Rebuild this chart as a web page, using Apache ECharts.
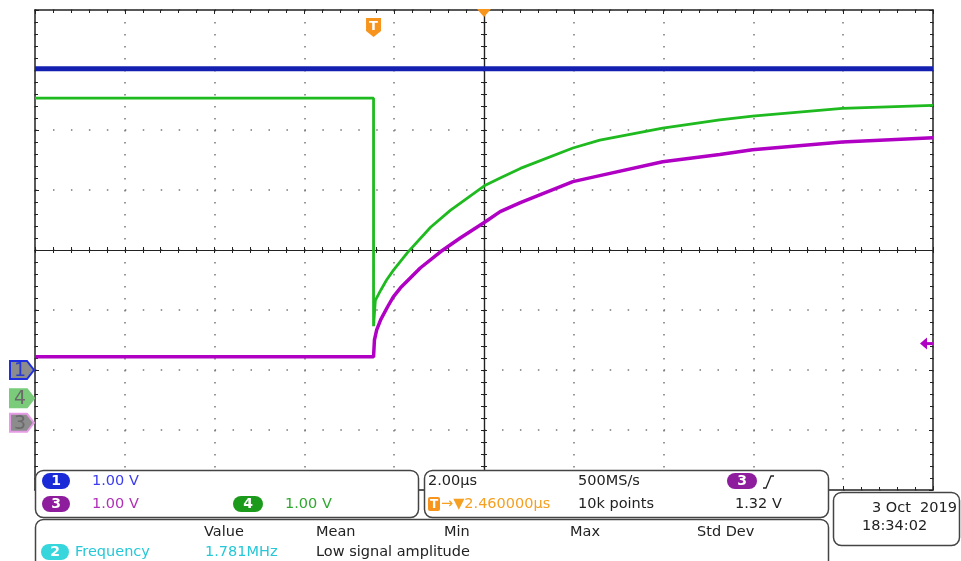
<!DOCTYPE html>
<html>
<head>
<meta charset="utf-8">
<script src="https://cdn.jsdelivr.net/npm/echarts@6/dist/echarts.min.js"></script>
<style>
html, body { margin: 0; padding: 0; background: #fff; }
#main { width: 961px; height: 561px; }
</style>
</head>
<body>
<div id="main"></div>
<script>
// scope settings
var trigDelay = 2.46;      // µs from trigger to centre of screen
var usPerDiv = 2.0;
var voltsPerDiv = 1.0;
var ch1Pos = -2.00;        // ground markers, divisions from centre
var ch4Pos = -2.47;
var ch3Pos = -2.88;
var trigLevel = 1.32;      // V on ch3

// traces: time in µs relative to trigger, value in volts
var ch1Time = [-7.54, 12.46];
var ch1Volts = [5.02, 5.02];

var ch4Time = [-7.54, 0, 0, 0.04, 0.16, 0.29, 0.44, 0.76, 1.27, 1.71, 2.49, 2.82, 3.27, 4.44, 5.04, 6.44, 7.71, 8.44, 10.44, 12.46];
var ch4Volts = [5.00, 5.00, 1.20, 1.63, 1.80, 1.97, 2.13, 2.43, 2.85, 3.13, 3.55, 3.67, 3.83, 4.17, 4.30, 4.50, 4.64, 4.70, 4.83, 4.88];

var ch3Time = [-7.54, 0, 0.02, 0.07, 0.16, 0.31, 0.44, 0.60, 1.04, 1.49, 1.93, 2.49, 2.82, 3.27, 4.44, 5.04, 6.44, 7.71, 8.44, 10.44, 12.46];
var ch3Volts = [1.10, 1.10, 1.38, 1.55, 1.72, 1.93, 2.10, 2.25, 2.58, 2.85, 3.08, 3.35, 3.52, 3.67, 4.02, 4.12, 4.35, 4.47, 4.55, 4.68, 4.75];

var FONT = 'DejaVu Sans';
var FS = '14.5px';
var GRID_COL = '#222';

function toScreen(times, volts, pos) {
    return times.map(function (t, i) {
        return [t - trigDelay, volts[i] / voltsPerDiv + pos];
    });
}

var dom = document.getElementById('main');
var myChart = echarts.init(dom, null, { renderer: 'canvas' });

function axisBase(extra) {
    var a = {
        type: 'value',
        axisLabel: { show: false },
        splitLine: { show: false },
        axisLine: { show: true, onZero: false, lineStyle: { color: GRID_COL, width: 1.5 } },
        axisTick: { show: true, inside: true, length: 4, lineStyle: { color: GRID_COL, width: 1 } },
        minorTick: { show: true, splitNumber: 5, length: 3, lineStyle: { color: GRID_COL, width: 1 } }
    };
    for (var k in extra) a[k] = extra[k];
    return a;
}

var xr = { min: -5 * usPerDiv, max: 5 * usPerDiv, interval: usPerDiv };
var yr = { min: -4, max: 4, interval: 1 };

function ext(r, more) {
    var o = { min: r.min, max: r.max, interval: r.interval };
    for (var k in more) o[k] = more[k];
    return o;
}

var option = {
    animation: false,
    backgroundColor: '#fff',
    grid: { left: 35, right: 28, top: 10, bottom: 71 },
    xAxis: [
        // centre line, ticks down, with dotted graticule
        axisBase(ext(xr, {
            position: 'bottom',
            axisLine: { show: true, onZero: true, onZeroAxisIndex: 0, lineStyle: { color: GRID_COL, width: 1.2 } },
            axisTick: { show: true, inside: false, length: 3, lineStyle: { color: GRID_COL } },
            splitLine: { show: true, lineStyle: { color: '#777', width: 1.5, type: [1.5, 10.5] } }
        })),
        // centre line, ticks up
        axisBase(ext(xr, {
            position: 'bottom',
            axisLine: { show: true, onZero: true, onZeroAxisIndex: 0, lineStyle: { color: GRID_COL, width: 1.2 } },
            axisTick: { show: true, inside: true, length: 3, lineStyle: { color: GRID_COL } }
        })),
        axisBase(ext(xr, { position: 'top' })),
        axisBase(ext(xr, { position: 'bottom' }))
    ],
    yAxis: [
        axisBase(ext(yr, {
            position: 'left',
            axisLine: { show: true, onZero: true, onZeroAxisIndex: 0, lineStyle: { color: GRID_COL, width: 1.2 } },
            axisTick: { show: true, inside: false, length: 3, lineStyle: { color: GRID_COL } },
            splitLine: { show: true, lineStyle: { color: '#777', width: 1.5, type: [1.5, 16.46] } }
        })),
        axisBase(ext(yr, {
            position: 'left',
            axisLine: { show: true, onZero: true, onZeroAxisIndex: 0, lineStyle: { color: GRID_COL, width: 1.2 } },
            axisTick: { show: true, inside: true, length: 3, lineStyle: { color: GRID_COL } }
        })),
        axisBase(ext(yr, { position: 'left' })),
        axisBase(ext(yr, { position: 'right' }))
    ],
    series: [
        {
            name: 'CH1', type: 'line', symbol: 'none',
            data: toScreen(ch1Time, ch1Volts, ch1Pos),
            lineStyle: { color: '#1420b0', width: 5 }, z: 3
        },
        {
            name: 'CH3', type: 'line', symbol: 'none',
            data: toScreen(ch3Time, ch3Volts, ch3Pos),
            lineStyle: { color: '#b000c4', width: 3.5 }, z: 3
        },
        {
            name: 'CH4', type: 'line', symbol: 'none',
            data: toScreen(ch4Time, ch4Volts, ch4Pos),
            lineStyle: { color: '#1fba1f', width: 2.8 }, z: 4
        }
    ]
};

myChart.setOption(option);

// ---- annotations (markers, readout panels) ----
function px(x, y) {
    return myChart.convertToPixel({ xAxisIndex: 0, yAxisIndex: 0 }, [x, y]);
}

function txt(x, y, s, color, more) {
    var st = { text: s, x: x, y: y, fill: color || '#222', font: FS + ' "' + FONT + '"', verticalAlign: 'middle', align: 'left' };
    for (var k in more) st[k] = more[k];
    return { type: 'text', z: 120, style: st };
}

function pill(x, y, w, label, color) {
    return [
        { type: 'rect', z: 110, shape: { x: x, y: y, width: w, height: 16, r: 8 }, style: { fill: color } },
        txt(x + w / 2, y + 8.5, label, '#fff', { align: 'center', font: 'bold 14px "' + FONT + '"' })
    ];
}

function panel(x, y, w, h) {
    return { type: 'rect', z: 100, shape: { x: x, y: y, width: w, height: h, r: 8 }, style: { fill: '#fff', stroke: '#444', lineWidth: 1.5 } };
}

function chMarker(cy, fill, stroke, label, labelColor) {
    return [
        { type: 'polygon', z: 110, shape: { points: [[10, cy - 9], [27, cy - 9], [34, cy], [27, cy + 9], [10, cy + 9]] },
          style: { fill: fill, stroke: stroke, lineWidth: 2 } },
        txt(20, cy + 1, label, labelColor, { align: 'center', font: '19px "' + FONT + '"' })
    ];
}

var trigX = px(-trigDelay, 0)[0];
var centreX = px(0, 0)[0];
var topY = px(0, 4)[1];
var rightX = px(5 * usPerDiv, 0)[0];
var levelY = px(0, trigLevel / voltsPerDiv + ch3Pos)[1];

var g = [];
// trigger position marker
g.push({ type: 'polygon', z: 110, shape: { points: [[trigX - 7.5, 18], [trigX + 7.5, 18], [trigX + 7.5, 31], [trigX, 37], [trigX - 7.5, 31]] }, style: { fill: '#f7941d' } });
g.push(txt(trigX, 27, 'T', '#fff', { align: 'center', font: 'bold 13px "' + FONT + '"' }));
// horizontal position marker
g.push({ type: 'polygon', z: 110, shape: { points: [[centreX - 7, topY - 1], [centreX + 7, topY - 1], [centreX, topY + 7]] }, style: { fill: '#f7941d' } });
// trigger level arrow
g.push({ type: 'polygon', z: 110, shape: { points: [[rightX - 13, levelY], [rightX - 6, levelY - 6], [rightX - 6, levelY + 6]] }, style: { fill: '#b000c4' } });
g.push({ type: 'rect', z: 110, shape: { x: rightX - 7, y: levelY - 1.5, width: 7, height: 3 }, style: { fill: '#b000c4' } });

// channel ground markers
g = g.concat(chMarker(px(0, ch1Pos)[1], '#8c8c8c', '#1f2fe0', '1', '#2a3ad0'));
g = g.concat(chMarker(px(0, ch4Pos)[1], '#7acb7a', '#7acb7a', '4', '#6a6a6a'));
g = g.concat(chMarker(px(0, ch3Pos)[1], '#8c8c8c', '#e69be6', '3', '#6a6a6a'));

// readout panels
g.push(panel(35.5, 470.5, 383, 47));
g.push(panel(424.5, 470.5, 404, 47));
g.push(panel(35.5, 519.5, 793, 60));
g.push(panel(833.5, 492.5, 126, 53));

g = g.concat(pill(42, 473, 28, '1', '#1a2ad6'));
g.push(txt(92, 481, '1.00 V', '#3c3cf0'));
g = g.concat(pill(42, 496, 28, '3', '#8e1d9e'));
g.push(txt(92, 504, '1.00 V', '#b030b8'));
g = g.concat(pill(233, 496, 30, '4', '#1c9a1c'));
g.push(txt(285, 504, '1.00 V', '#2fa82f'));

g.push(txt(428, 481, '2.00µs', '#222'));
g.push(txt(578, 481, '500MS/s', '#222'));
g = g.concat(pill(727, 473, 30, '3', '#8e1d9e'));
g.push({ type: 'polyline', z: 120, shape: { points: [[763, 488], [766, 488], [771, 476], [774, 476]] }, style: { stroke: '#222', lineWidth: 1.3, fill: null } });
g.push({ type: 'rect', z: 110, shape: { x: 428, y: 497, width: 12, height: 14, r: 2 }, style: { fill: '#f7941d' } });
g.push(txt(434, 504.5, 'T', '#fff', { align: 'center', font: 'bold 12px "' + FONT + '"' }));
g.push(txt(441, 504, '→▼2.460000µs', '#f5a020'));
g.push(txt(578, 504, '10k points', '#222'));
g.push(txt(735, 504, '1.32 V', '#222'));

g.push(txt(204, 532, 'Value', '#222'));
g.push(txt(316, 532, 'Mean', '#222'));
g.push(txt(444, 532, 'Min', '#222'));
g.push(txt(570, 532, 'Max', '#222'));
g.push(txt(697, 532, 'Std Dev', '#222'));
g = g.concat(pill(41, 544, 28, '2', '#36d6dc'));
g.push(txt(75, 552, 'Frequency', '#25c8d6'));
g.push(txt(205, 552, '1.781MHz', '#25c8d6'));
g.push(txt(316, 552, 'Low signal amplitude', '#222'));

g.push(txt(957, 508, '3 Oct  2019', '#222', { align: 'right' }));
g.push(txt(862, 526, '18:34:02', '#222'));

myChart.setOption({ graphic: g });
</script>
</body>
</html>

To be done
Give again, word for word, every line from the top of the data through the line with "var ch1Volts = [5.02, 5.02];", both ends included, and exclude the pictures.

Output for this task
Rebuild this chart as a web page, using Apache ECharts.
<!DOCTYPE html>
<html>
<head>
<meta charset="utf-8">
<script src="https://cdn.jsdelivr.net/npm/echarts@6/dist/echarts.min.js"></script>
<style>
html, body { margin: 0; padding: 0; background: #fff; }
#main { width: 961px; height: 561px; }
</style>
</head>
<body>
<div id="main"></div>
<script>
// scope settings
var trigDelay = 2.46;      // µs from trigger to centre of screen
var usPerDiv = 2.0;
var voltsPerDiv = 1.0;
var ch1Pos = -2.00;        // ground markers, divisions from centre
var ch4Pos = -2.47;
var ch3Pos = -2.88;
var trigLevel = 1.32;      // V on ch3

// traces: time in µs relative to trigger, value in volts
var ch1Time = [-7.54, 12.46];
var ch1Volts = [5.02, 5.02];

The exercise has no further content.